Unverständliche Verträge
Blauworld, Lebara, Lycamobile, Mobi, Mobilka, Ortel Mobile und Star World erheben bei einigen Tarifen Verbindungsgebühren, die sich im Kleingedruckten verbergen. Diese Gebühren werden meistens auch innerhalb von Deutschland fällig. „Hier wird eine Verbrauchergruppe gezielt hinters Licht geführt“, sagt Çiçek Bacik. Die Politologin leitet das Projekt „Migranten und Verbraucherschutz in digitalen Märkten“ der Verbraucherzentralen in Berlin, Hamburg und Bremen.
Bei einem Marktcheck im letzten Jahr fiel den Verbraucherschützern auf, dass Kunden auf einigen Internetseiten auf Russisch oder Türkisch angesprochen werden. Vertragsbedingungen und Erklärungen jedoch sind in unverständlichem Juristendeutsch verfasst. Kosten für Tarife oder Kundenhotlines können Laien insgesamt kaum nachvollziehen. „Die Verschleierungstaktiken sind offensichtlich und haben System“, sagt Bacik.
Das können wir bestätigen. Bei den allgemeinen Geschäftsbedingungen (AGB) gibt es erschreckende Mängel: Bei Lebara sind die AGB teils in unverständlichem Kauderwelsch verfasst. Da heißt es: „Falls Sie besondere Bedürfnisse haben, dürfen wir besondere sensible Arten von personenbezogenen Daten über Ihre Gesundheit in Übereinstimmung mit dem einschlägigen Datenschutzrecht verarbeiten, wenn Sie uns über diese besonderen Bedürfnisse unterrichtet haben.“
Der Sinn dieser Worte bleibt für Kunden im Nebel. Die AGB-Verstöße sind bei Lebara so gravierend, dass wir die Tarife trotz der teils niedrigen Minutenpreise nicht empfehlen können.

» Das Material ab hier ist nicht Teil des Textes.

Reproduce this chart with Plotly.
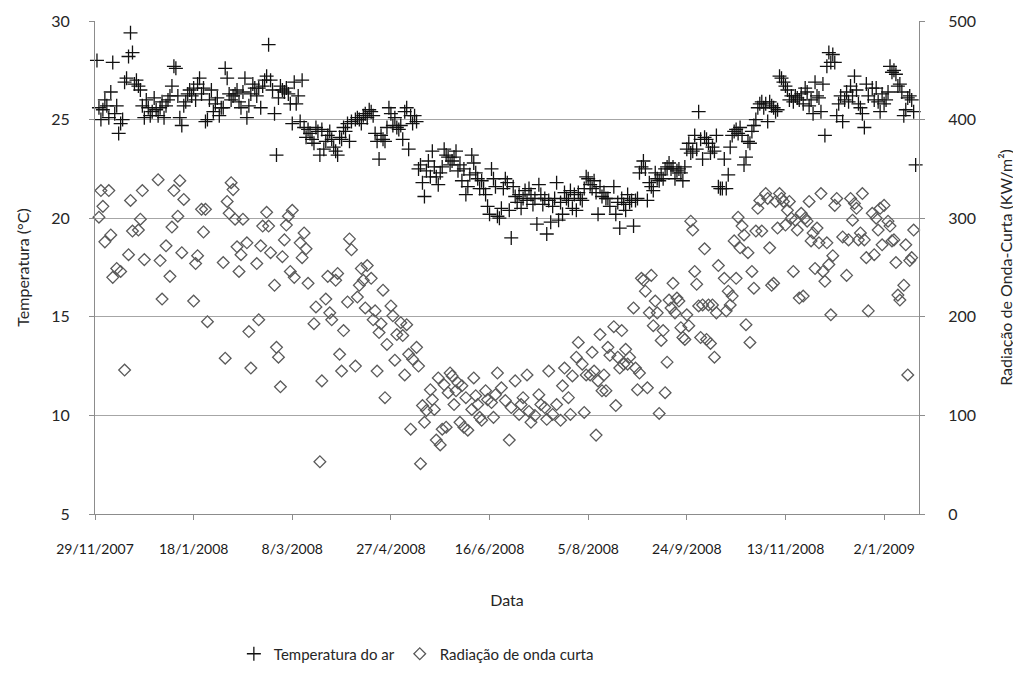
import pandas as pd
import plotly.graph_objects as go

N = None
start_date = "2007-11-29"

# Temperatura do ar (°C), daily values from 29/11/2007
temperatura = [
    N,
    28.0, 25.6, 25.0, 25.5, 26.0, 25.7, 25.1, 26.4, 27.9, 25.3,
    25.7, 24.3, 24.8, 25.0, 26.9, 27.1, 28.2, 29.4, 28.4, 26.8,
    27.0, 26.7, 26.5, 25.7, 25.1, 26.0, 25.6, 25.2, 25.4, 26.1,
    25.5, 25.2, 25.6, 25.9, 25.1, 25.7, 26.0, 26.2, 26.7, 27.7,
    27.6, 26.2, 25.1, 24.7, 25.7, 25.9, 26.3, 26.5, 26.2, 26.6,
    26.0, 26.8, 27.1, 26.3, 26.6, 24.9, 25.0, 26.0, 26.5, 25.4,
    25.8, 26.1, 25.2, 25.6, 25.6, 27.6, 27.1, 26.3, 26.0, 26.2,
    26.3, 26.5, 25.9, 25.6, 26.4, 27.1, 25.1, 25.7, 26.3, 26.8,
    26.6, 26.2, 26.6, 25.6, 26.7, 27.0, 27.2, 28.8, 27.0, 26.5,
    25.3, 23.2, 26.1, 26.7, 26.5, 26.4, 26.6, 26.3, 25.8, 24.8,
    26.9, 25.8, 26.2, 24.9, 27.0, 24.6, 24.1, 24.5, 24.3, 24.0,
    23.8, 24.6, 24.4, 23.2, 24.5, 23.5, 23.9, 24.2, 24.4, 24.0,
    23.6, 23.4, 23.2, 24.1, 24.0, 24.6, 24.4, 24.8, 23.9, 24.9,
    N,
    25.0, 25.1, 25.0, 24.8, 25.2, 25.3, 25.1, 25.5, 25.4, 25.2,
    24.3, 23.9, 23.0, 24.2, 24.0, 23.9, 24.6, 25.6, 25.3, 24.7,
    25.1, 24.6, 24.5, 24.7, 24.0, 25.4, 25.6, 23.5, 25.2, 24.8,
    25.2, 24.9, 22.5, 22.7, 21.8, 21.1, 22.4, 22.9, 22.1, 23.4,
    22.6, 22.1, 21.7, 22.3, 22.6, 23.5, 23.2, 23.1, 22.7, 22.9,
    23.1, 23.4, 22.4, 22.7, 21.9, 22.5, 21.2, 21.6, 22.2, 23.2,
    22.8, 22.3, 22.0, 21.5, 21.9, 21.5, 21.2, 20.6, 20.2, 22.5,
    22.0, 21.6, 20.1, 20.0, 20.5, 21.5, 22.0, 21.8, 20.4, 19.0,
    21.6, 21.1, 20.8, 21.2, 20.5, 21.0, 21.4, 20.9, 21.5, 21.2,
    20.7, 21.0, 19.7, 21.7, 21.2, 20.7, 21.0, 19.2, 20.9, 19.8,
    20.6, 21.0, 21.8, 19.9, 20.8, 20.2, 21.3, 21.0, 20.9, 21.4,
    20.5, 21.2, 20.4, 21.3, 21.0, 20.9, 21.5, 22.1, 22.0, 21.7,
    21.5, 21.9, 21.3, 20.2, 21.6, 21.1, 21.3, 21.0, 21.0, 20.6,
    N,
    21.6, 20.2, 20.8, 19.5, 21.0, 20.7, 20.4, 21.2, 20.8, 20.9,
    19.6, 20.9, 21.0, 22.3, 22.6, 22.9, 22.5, 20.9, 21.8, 21.6,
    21.4, 22.3, 22.0, 21.9, 22.2, 22.0, 22.5, 22.6, 22.8, 22.5,
    22.6, 22.0, 22.4, 22.5, 22.3, 21.9, 22.6, 23.5, 23.8, 23.3,
    23.4, 24.2, 23.5, 25.4, 24.0, 23.0, 24.1, 24.0, 23.8, 23.3,
    23.6, 23.4, 24.2, 21.6, 21.5, 21.5, 23.0, 21.5, 22.2, 23.6,
    24.2, 24.4, 24.5, 24.3, 24.6, 24.2, 22.7, 23.1, 23.9, 23.8,
    24.4, 24.7, 25.0, 25.6, 25.8, 25.9, 25.6, 25.8, 24.9, 25.9,
    25.7, 25.6, 25.4, 25.5, 27.2, 27.1, 26.9, 26.7, 26.5, 26.0,
    26.2, 25.9, 26.2, 26.1, 26.0, 26.3, 25.8, 26.6, 26.4, 25.7,
    26.0, 25.3, 26.9, 26.2, 26.1, 25.4, 26.8, 24.2, 27.7, 28.4,
    27.9, 28.3, 27.9, 25.2, 25.8, 26.2, 24.9, 26.0, 26.4, 25.9,
    26.7, 26.2, 27.2, 26.5, 25.8, 25.6, 25.3, 24.6, 26.8, 26.2,
    N,
    26.6, 26.0, 26.6, 25.9, 25.4, 26.3, 25.8, 26.0, 26.4, 27.7,
    27.4, 27.5, 27.3, 26.7, 26.8, 26.4, 25.2, 25.5, 26.1, 26.2,
    26.0, 25.4, 22.7,
]

# Radiação de onda curta (KW/m²), daily values from 29/11/2007
radiacao = [
    N,
    N, 301, 328, 312, 276, N, 328, 283, 240, N,
    249, N, 246, N, 146, N, 263, 318, 287, N,
    N, 288, 299, 328, 258, N, N, N, N, N,
    N, 339, 257, 218, N, 272, N, 241, 291, 328,
    N, 302, 338, 265, 319, N, N, N, N, 216,
    254, 262, N, 309, 286, 309, 195, N, N, N,
    N, N, N, N, 255, 158, 317, 305, 336, 329,
    299, 271, 246, 263, 299, N, 275, 185, 148, N,
    N, 254, 197, 272, 292, N, 306, 292, 265, N,
    232, 169, 159, 129, 261, 278, 293, 302, 246, 308,
    240, N, N, 275, 260, 285, 269, 234, N, N,
    193, 210, N, 53, 135, N, 218, 241, 204, 197,
    N, 237, 244, 162, 145, 186, N, 215, 279, 268,
    N,
    150, 220, 232, 249, 237, 209, 252, N, 239, 197,
    206, 145, 184, 193, 227, 118, 172, N, 211, 201,
    156, 182, N, 194, 181, 141, 192, 162, 86, 157,
    N, 169, 150, 51, 110, 93, 105, N, 126, 116,
    106, 75, 138, 70, 86, 131, 88, 123, 143, 140,
    111, 125, 133, 93, 130, 88, 118, 85, N, 106,
    138, 120, 111, 98, 95, N, 125, 116, N, 113,
    98, 121, 143, N, 128, N, 115, N, 75, 108,
    N, 135, N, 101, 111, 118, N, 141, 104, 93,
    N, 100, N, 121, 111, N, 108, 96, 145, N,
    101, N, 111, N, 95, 130, 148, N, 118, 101,
    140, N, 159, 174, N, 152, 103, 141, N, 141,
    164, 145, 80, 135, 182, 125, 141, 125, 169, 161,
    N,
    190, 110, 159, 148, 186, 152, 167, 152, 159, N,
    209, 148, 126, 143, 239, 237, 226, 128, 204, 242,
    191, 216, 204, 102, 176, 186, 123, 154, 217, 209,
    234, 204, 219, 216, 189, 179, 177, 202, 191, 297,
    288, 246, 233, 211, 179, 212, 269, 177, 212, 173,
    212, 159, 204, 252, N, N, 239, 206, 226, 212,
    221, 277, 239, 301, 270, 292, 283, 192, 265, 174,
    246, 229, 287, 310, 318, 287, N, 325, 320, 270,
    232, 234, 317, 290, 325, 320, 317, 293, 308, 317,
    300, 246, 298, 288, 219, 305, 221, 300, 297, 317,
    277, 285, 249, 290, 275, 325, 246, 236, 275, 253,
    202, 262, 313, 320, N, N, 281, N, 242, 278,
    320, 298, 315, 310, 278, 285, 325, 278, 260, 206,
    N,
    305, 263, 300, 288, 310, 273, 313, N, 297, 292,
    277, 278, 255, 222, 217, N, 232, 273, 141, 257,
    260, 288,
]

tick_labels = ["29/11/2007", "18/1/2008", "8/3/2008", "27/4/2008", "16/6/2008",
               "5/8/2008", "24/9/2008", "13/11/2008", "2/1/2009"]
tick_step_days = 50
axis_span_days = 417.7

start = pd.Timestamp(start_date)
dates_t = [start + pd.Timedelta(days=i) for i in range(len(temperatura))]
dates_r = [start + pd.Timedelta(days=i) for i in range(len(radiacao))]
tick_vals = [start + pd.Timedelta(days=tick_step_days * i) for i in range(len(tick_labels))]

FONT = "Lato, 'Open Sans', sans-serif"
AXIS_COLOR = "#8c8c8c"

fig = go.Figure()
fig.add_trace(go.Scatter(
    x=dates_t, y=temperatura, mode="markers", name="Temperatura do ar",
    marker=dict(symbol="cross-thin-open", size=10, line=dict(width=1.3, color="#111111"),
                color="#111111"),
    cliponaxis=False,
))
fig.add_trace(go.Scatter(
    x=dates_r, y=radiacao, mode="markers", name="Radiação de onda curta",
    yaxis="y2",
    marker=dict(symbol="diamond-open", size=9, line=dict(width=1.3, color="#5a5a5a"),
                color="#5a5a5a"),
    cliponaxis=False,
))

fig.update_layout(
    width=1013, height=672,
    margin=dict(l=87, r=102, t=13, b=165.5, autoexpand=False),
    paper_bgcolor="white", plot_bgcolor="white",
    font=dict(family=FONT, size=16, color="#262626"),
    showlegend=True,
    legend=dict(orientation="h", x=0.39, xanchor="center", y=-0.284, yanchor="middle",
                font=dict(size=15, color="#262626"), itemwidth=30, tracegroupgap=0),
    xaxis=dict(
        type="date",
        range=[start, start + pd.Timedelta(days=axis_span_days)],
        tickvals=tick_vals, ticktext=tick_labels,
        tickfont=dict(size=14, color="#1a1a1a"),
        ticks="outside", ticklen=5, tickcolor=AXIS_COLOR,
        ticklabelstandoff=17,
        showline=True, linecolor=AXIS_COLOR, linewidth=1.2,
        showgrid=False, zeroline=False,
        title=dict(text="Data", font=dict(size=16), standoff=38),
    ),
    yaxis=dict(
        range=[5, 30], dtick=5, tick0=5,
        tickfont=dict(size=16, color="#262626"),
        ticks="outside", ticklen=5, tickcolor=AXIS_COLOR,
        ticklabelstandoff=16,
        showline=True, linecolor=AXIS_COLOR, linewidth=1.2,
        showgrid=True, gridcolor="#a6a6a6", gridwidth=1,
        zeroline=False,
        title=dict(text="Temperatura (°C)", font=dict(size=16), standoff=17),
    ),
    yaxis2=dict(
        range=[0, 500], dtick=100, tick0=0,
        overlaying="y", side="right",
        tickfont=dict(size=16, color="#262626"),
        ticks="outside", ticklen=5, tickcolor=AXIS_COLOR,
        ticklabelstandoff=20,
        showline=True, linecolor=AXIS_COLOR, linewidth=1.2,
        showgrid=False, zeroline=False,
        title=dict(text="Radiação de Onda-Curta (KW/m²)", font=dict(size=16), standoff=25),
    ),
)

fig.write_html("out.html")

Wenig überzeugende Angebote
Unsere Experten fanden keinen einzigen Tarif, der uneingeschränkt empfehlenswert ist. Insbesondere Vielsurfer werden mit den Angeboten nicht froh. Wer Internetkomfort wünscht und trotzdem preiswert ins Ausland telefonieren will, sollte sich für einen günstigen Prepaid-Tarif entscheiden und ein Zweithandy nutzen – oder bei Bedarf die Sim-Karte wechseln. In vielen Fällen ist das die eleganteste Lösung.